▸ **Task**
Taking the data below, please print only the lines from the line holding "Recreate this image" to the line holding "distance=3pt] (assess) at", inclusive, with pictures omitted.

▸ **Supplied material**
++++++++++++++++++++
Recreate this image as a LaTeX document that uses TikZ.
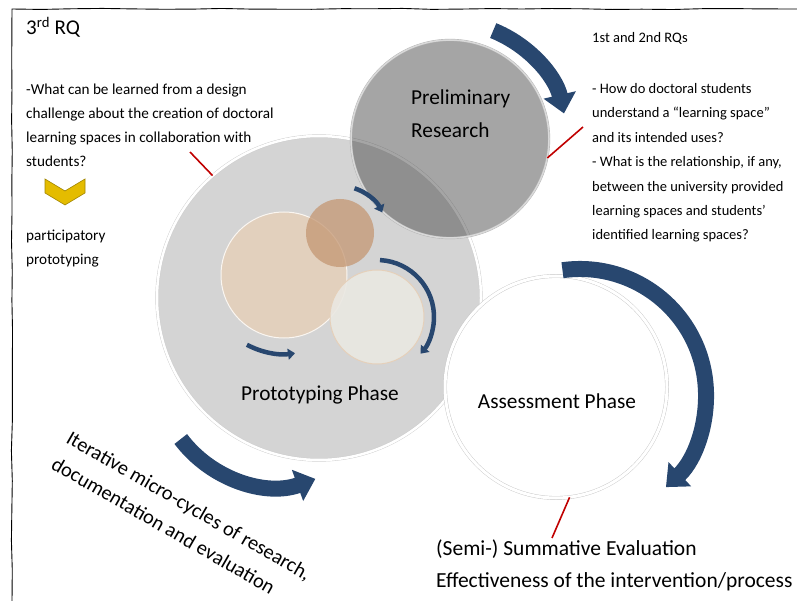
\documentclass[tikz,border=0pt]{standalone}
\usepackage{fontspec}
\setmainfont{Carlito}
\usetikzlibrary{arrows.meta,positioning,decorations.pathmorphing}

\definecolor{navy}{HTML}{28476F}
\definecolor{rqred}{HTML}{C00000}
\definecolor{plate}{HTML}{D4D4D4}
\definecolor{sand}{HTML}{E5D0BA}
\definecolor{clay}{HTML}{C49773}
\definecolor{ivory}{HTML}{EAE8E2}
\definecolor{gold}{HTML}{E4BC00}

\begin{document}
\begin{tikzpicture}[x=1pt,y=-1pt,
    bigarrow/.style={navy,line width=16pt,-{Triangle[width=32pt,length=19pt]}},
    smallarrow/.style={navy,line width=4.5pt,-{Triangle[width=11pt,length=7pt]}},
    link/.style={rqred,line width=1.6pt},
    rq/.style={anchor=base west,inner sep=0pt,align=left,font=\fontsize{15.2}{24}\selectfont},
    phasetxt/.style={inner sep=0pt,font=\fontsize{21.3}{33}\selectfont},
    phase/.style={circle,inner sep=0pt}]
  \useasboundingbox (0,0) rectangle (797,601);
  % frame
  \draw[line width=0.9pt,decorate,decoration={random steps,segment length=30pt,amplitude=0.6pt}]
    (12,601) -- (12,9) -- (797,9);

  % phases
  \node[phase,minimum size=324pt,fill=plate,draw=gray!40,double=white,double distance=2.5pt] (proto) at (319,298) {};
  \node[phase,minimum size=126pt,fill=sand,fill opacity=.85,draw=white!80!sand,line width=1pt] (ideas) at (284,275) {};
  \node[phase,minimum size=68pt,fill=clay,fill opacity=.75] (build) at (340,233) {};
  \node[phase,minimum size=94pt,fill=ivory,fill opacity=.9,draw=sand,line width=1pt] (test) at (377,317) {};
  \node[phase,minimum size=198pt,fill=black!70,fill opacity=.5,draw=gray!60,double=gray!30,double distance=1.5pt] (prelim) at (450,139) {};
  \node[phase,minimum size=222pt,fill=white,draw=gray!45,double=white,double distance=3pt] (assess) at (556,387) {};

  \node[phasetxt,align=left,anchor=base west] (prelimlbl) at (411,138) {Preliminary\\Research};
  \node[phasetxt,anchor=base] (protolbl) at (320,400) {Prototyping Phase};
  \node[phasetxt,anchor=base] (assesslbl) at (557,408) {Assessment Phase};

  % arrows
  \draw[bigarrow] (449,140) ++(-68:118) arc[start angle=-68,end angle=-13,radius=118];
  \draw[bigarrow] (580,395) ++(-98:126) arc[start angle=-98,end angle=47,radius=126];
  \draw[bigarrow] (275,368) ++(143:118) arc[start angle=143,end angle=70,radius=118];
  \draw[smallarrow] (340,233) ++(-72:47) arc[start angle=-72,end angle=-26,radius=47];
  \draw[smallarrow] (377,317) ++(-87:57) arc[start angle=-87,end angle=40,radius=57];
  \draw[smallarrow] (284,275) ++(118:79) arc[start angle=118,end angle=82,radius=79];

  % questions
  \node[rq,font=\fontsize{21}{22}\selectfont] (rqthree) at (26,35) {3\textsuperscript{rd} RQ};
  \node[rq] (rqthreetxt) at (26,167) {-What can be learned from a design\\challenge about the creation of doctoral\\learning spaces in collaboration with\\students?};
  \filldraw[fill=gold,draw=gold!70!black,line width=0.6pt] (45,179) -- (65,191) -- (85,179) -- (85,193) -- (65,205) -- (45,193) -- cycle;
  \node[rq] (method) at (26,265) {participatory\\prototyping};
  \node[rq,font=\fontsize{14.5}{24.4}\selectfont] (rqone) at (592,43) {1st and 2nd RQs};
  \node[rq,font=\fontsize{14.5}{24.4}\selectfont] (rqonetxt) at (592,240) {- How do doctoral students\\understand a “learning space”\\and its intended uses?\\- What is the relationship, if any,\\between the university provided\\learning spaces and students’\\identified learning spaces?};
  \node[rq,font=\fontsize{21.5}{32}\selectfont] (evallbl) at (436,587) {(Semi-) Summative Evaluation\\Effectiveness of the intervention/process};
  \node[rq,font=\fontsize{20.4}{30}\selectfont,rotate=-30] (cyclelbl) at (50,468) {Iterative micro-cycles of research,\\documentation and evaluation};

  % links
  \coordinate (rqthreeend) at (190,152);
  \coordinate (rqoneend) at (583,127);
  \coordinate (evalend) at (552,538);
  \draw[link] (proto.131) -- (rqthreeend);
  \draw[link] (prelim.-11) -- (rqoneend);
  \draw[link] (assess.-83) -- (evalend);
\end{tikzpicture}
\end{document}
++++++++++++++++++++
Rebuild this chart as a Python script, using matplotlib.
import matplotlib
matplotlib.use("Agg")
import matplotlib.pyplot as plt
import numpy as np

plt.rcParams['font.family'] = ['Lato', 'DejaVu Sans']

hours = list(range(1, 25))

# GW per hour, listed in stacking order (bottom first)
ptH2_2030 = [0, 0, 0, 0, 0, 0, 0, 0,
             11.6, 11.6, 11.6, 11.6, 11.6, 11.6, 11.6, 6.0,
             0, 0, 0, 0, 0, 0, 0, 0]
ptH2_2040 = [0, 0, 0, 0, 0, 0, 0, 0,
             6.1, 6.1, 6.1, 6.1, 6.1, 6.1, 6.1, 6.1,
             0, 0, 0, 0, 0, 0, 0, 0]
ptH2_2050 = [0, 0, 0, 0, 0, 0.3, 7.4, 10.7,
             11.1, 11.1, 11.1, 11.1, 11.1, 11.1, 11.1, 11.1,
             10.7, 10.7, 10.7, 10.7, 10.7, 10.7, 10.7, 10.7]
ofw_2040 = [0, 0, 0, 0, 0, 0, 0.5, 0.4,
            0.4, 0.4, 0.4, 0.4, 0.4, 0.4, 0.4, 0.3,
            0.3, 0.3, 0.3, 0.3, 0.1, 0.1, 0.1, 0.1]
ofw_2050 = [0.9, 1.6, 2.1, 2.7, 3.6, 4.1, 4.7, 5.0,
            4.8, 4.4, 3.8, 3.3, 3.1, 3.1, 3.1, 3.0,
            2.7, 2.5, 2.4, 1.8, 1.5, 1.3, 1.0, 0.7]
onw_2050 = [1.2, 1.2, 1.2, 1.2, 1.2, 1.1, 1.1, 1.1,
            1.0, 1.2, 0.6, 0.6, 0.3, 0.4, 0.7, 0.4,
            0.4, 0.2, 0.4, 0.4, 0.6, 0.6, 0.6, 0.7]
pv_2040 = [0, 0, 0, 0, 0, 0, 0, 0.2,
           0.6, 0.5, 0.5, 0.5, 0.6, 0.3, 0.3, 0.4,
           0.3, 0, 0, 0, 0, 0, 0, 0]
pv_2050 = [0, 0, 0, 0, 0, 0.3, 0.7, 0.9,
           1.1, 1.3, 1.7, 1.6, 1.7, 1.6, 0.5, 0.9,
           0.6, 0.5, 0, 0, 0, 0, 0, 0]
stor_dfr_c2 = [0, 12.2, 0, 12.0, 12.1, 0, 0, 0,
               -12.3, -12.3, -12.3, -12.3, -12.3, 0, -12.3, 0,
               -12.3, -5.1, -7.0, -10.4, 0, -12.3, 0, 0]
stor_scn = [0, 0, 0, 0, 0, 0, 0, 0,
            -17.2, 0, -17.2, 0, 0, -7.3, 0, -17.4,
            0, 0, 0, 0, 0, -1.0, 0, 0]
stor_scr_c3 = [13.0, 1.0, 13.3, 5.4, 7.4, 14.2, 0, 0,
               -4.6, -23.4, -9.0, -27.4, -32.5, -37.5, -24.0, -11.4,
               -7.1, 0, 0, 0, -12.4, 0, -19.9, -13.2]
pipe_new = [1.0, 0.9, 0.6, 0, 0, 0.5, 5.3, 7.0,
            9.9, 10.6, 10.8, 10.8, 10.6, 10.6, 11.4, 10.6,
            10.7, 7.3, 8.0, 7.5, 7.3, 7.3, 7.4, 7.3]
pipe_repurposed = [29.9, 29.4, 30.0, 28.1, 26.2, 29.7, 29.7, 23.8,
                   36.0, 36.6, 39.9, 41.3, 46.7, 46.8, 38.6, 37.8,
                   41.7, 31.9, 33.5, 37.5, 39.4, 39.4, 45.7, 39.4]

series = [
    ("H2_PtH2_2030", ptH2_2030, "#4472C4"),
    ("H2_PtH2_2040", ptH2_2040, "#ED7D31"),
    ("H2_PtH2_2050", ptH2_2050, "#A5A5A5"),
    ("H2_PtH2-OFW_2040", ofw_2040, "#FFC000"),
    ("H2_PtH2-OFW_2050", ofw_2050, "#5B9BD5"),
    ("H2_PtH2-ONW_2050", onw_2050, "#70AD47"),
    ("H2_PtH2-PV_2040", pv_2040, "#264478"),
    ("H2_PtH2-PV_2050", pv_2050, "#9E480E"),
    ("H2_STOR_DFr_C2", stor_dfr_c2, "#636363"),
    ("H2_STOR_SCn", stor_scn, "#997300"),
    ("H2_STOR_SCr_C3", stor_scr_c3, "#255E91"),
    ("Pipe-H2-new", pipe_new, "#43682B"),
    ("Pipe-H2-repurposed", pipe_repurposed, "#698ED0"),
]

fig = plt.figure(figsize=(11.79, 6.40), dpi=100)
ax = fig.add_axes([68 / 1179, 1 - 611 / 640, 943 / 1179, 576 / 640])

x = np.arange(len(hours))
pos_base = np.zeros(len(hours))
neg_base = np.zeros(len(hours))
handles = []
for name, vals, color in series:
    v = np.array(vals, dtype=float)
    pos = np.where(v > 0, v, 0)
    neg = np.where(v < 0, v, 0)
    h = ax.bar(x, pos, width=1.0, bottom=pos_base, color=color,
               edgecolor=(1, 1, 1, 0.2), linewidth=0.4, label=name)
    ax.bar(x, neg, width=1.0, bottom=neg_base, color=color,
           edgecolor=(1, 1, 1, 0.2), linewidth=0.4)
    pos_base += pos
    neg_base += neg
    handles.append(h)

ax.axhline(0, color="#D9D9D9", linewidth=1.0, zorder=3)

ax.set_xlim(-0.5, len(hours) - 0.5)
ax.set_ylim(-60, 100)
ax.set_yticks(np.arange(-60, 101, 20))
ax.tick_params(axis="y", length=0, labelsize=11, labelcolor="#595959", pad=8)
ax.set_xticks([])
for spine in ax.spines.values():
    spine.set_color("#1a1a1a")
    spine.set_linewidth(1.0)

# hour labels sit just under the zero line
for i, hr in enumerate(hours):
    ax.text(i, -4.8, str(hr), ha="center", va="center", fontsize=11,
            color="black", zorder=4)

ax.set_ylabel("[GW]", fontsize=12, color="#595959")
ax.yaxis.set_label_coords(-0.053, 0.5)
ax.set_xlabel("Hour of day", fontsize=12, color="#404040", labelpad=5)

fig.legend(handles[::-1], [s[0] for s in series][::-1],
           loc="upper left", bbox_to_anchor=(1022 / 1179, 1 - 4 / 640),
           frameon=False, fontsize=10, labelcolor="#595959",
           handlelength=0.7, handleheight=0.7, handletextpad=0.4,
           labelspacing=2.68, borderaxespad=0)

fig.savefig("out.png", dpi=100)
++++++++++++++++++++
▸ **Final result**
Recreate this image as a LaTeX document that uses TikZ.
\documentclass[tikz,border=0pt]{standalone}
\usepackage{fontspec}
\setmainfont{Carlito}
\usetikzlibrary{arrows.meta,positioning,decorations.pathmorphing}

\definecolor{navy}{HTML}{28476F}
\definecolor{rqred}{HTML}{C00000}
\definecolor{plate}{HTML}{D4D4D4}
\definecolor{sand}{HTML}{E5D0BA}
\definecolor{clay}{HTML}{C49773}
\definecolor{ivory}{HTML}{EAE8E2}
\definecolor{gold}{HTML}{E4BC00}

\begin{document}
\begin{tikzpicture}[x=1pt,y=-1pt,
    bigarrow/.style={navy,line width=16pt,-{Triangle[width=32pt,length=19pt]}},
    smallarrow/.style={navy,line width=4.5pt,-{Triangle[width=11pt,length=7pt]}},
    link/.style={rqred,line width=1.6pt},
    rq/.style={anchor=base west,inner sep=0pt,align=left,font=\fontsize{15.2}{24}\selectfont},
    phasetxt/.style={inner sep=0pt,font=\fontsize{21.3}{33}\selectfont},
    phase/.style={circle,inner sep=0pt}]
  \useasboundingbox (0,0) rectangle (797,601);
  % frame
  \draw[line width=0.9pt,decorate,decoration={random steps,segment length=30pt,amplitude=0.6pt}]
    (12,601) -- (12,9) -- (797,9);

  % phases
  \node[phase,minimum size=324pt,fill=plate,draw=gray!40,double=white,double distance=2.5pt] (proto) at (319,298) {};
  \node[phase,minimum size=126pt,fill=sand,fill opacity=.85,draw=white!80!sand,line width=1pt] (ideas) at (284,275) {};
  \node[phase,minimum size=68pt,fill=clay,fill opacity=.75] (build) at (340,233) {};
  \node[phase,minimum size=94pt,fill=ivory,fill opacity=.9,draw=sand,line width=1pt] (test) at (377,317) {};
  \node[phase,minimum size=198pt,fill=black!70,fill opacity=.5,draw=gray!60,double=gray!30,double distance=1.5pt] (prelim) at (450,139) {};
  \node[phase,minimum size=222pt,fill=white,draw=gray!45,double=white,double distance=3pt] (assess) at (556,387) {};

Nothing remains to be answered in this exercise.